This is the most distilled (and hence best) argument. If a strategy doesn't work in backtesting (when represented properly), it sure as hell won't work in forward testing or live trading. You can rule out a lot of BS this way. The reason backtesting usually fails is A) because people test more than once on (until then) unseen data, aka curve fitting, B) bugs, or C) the strategy has no sound reason for why it would work and it just accidentally looked good even when tested on unseen data. Similarly, unless you know exactly how a backtest was produced, it is worth absolutely nothing.
I'll add D) Not even having assembled the relevant data to back-test/check to begin with. Takes time.
The thing is Jim Simons struggled for years and years and even had a huge team to help him before they finally had their breakthrough. And that's a brilliant mathematician who made major contributions in his field and were considered by his peers to be wasting his talent in pursuit of money. Contrast that with the amateur retail trader or your average college professor which concludes the market is random after an afternoon of studies.
Exactly this, ppl who believe that TA will bring them riches, should reexamine who they are up against
no doubt. 100 percent spot on. But main point is that backtest is not useless. It is just very hard to use it correctly. Plus RenTech earlier issue was the fact that they had huge issues with accurate data. This alone took a long time to fix. We do not have this issue today.
As long as you can buy and sell - are you really up against anyone...? And I do believe that Simons used technical analysis: IMO - as long as you're using the past to predict a future outcome, you're using TA. There are of course various subsets of TA. Regardless of all that and semantics aside - establishing and assembling the relevant data/parameters, building a predictive model, algorithm or a good trend following system which works through a wide array of market conditions is beyond most people and takes a lot of time. And even with time - most people don't get there.

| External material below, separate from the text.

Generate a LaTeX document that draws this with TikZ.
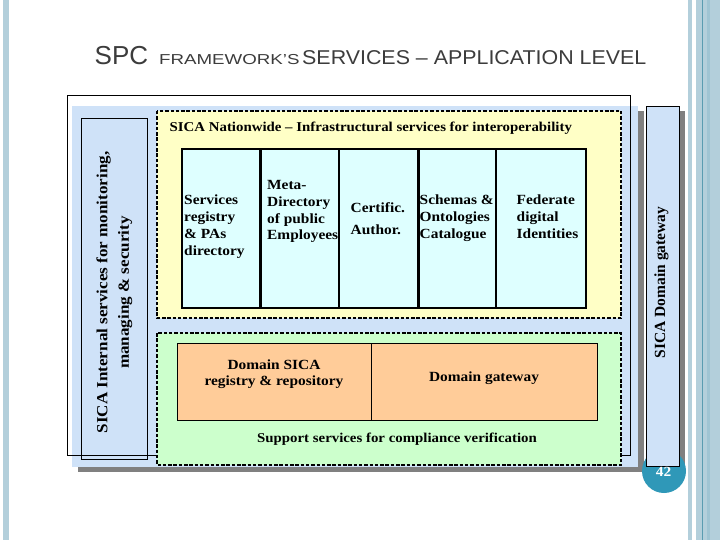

He's tacitly admitting to trading without any edge, my guess anyway. Some confusion can stem regarding backtesting of a strict mathematical/"mechanical" rule versus manual backtesting by a discretionary or semi-discretionary trader on events as they happen in a recorded stream. I didn't realize the latter existed for many years. I am not sure what Al is talking about here, suffice to say the smart people he's mentioning are doing the former. If you're doing the latter and it's not comparable to your discretionary live trading, it's probably because your environment wildly differs (for instance, knowledge about the current market regime which you won't know about if randomly dropping into some 10 min bars somewhere, or you're not replaying events in real time, or with different software than your live trading, etc.). If I had to guess, he probably has been trying some very basic bar patterns or a few indicator combination rules, rules that machines have tested trillions of times (or more) and that generally has no edge (from what I've seen, YMMV). In his belief system (as is rather common) this stuff should have an edge, so he's disappointed. Tangentially, I own a couple of his books that I bought very early on in a batch. He has incredibly low signal to noise ratio in his writing.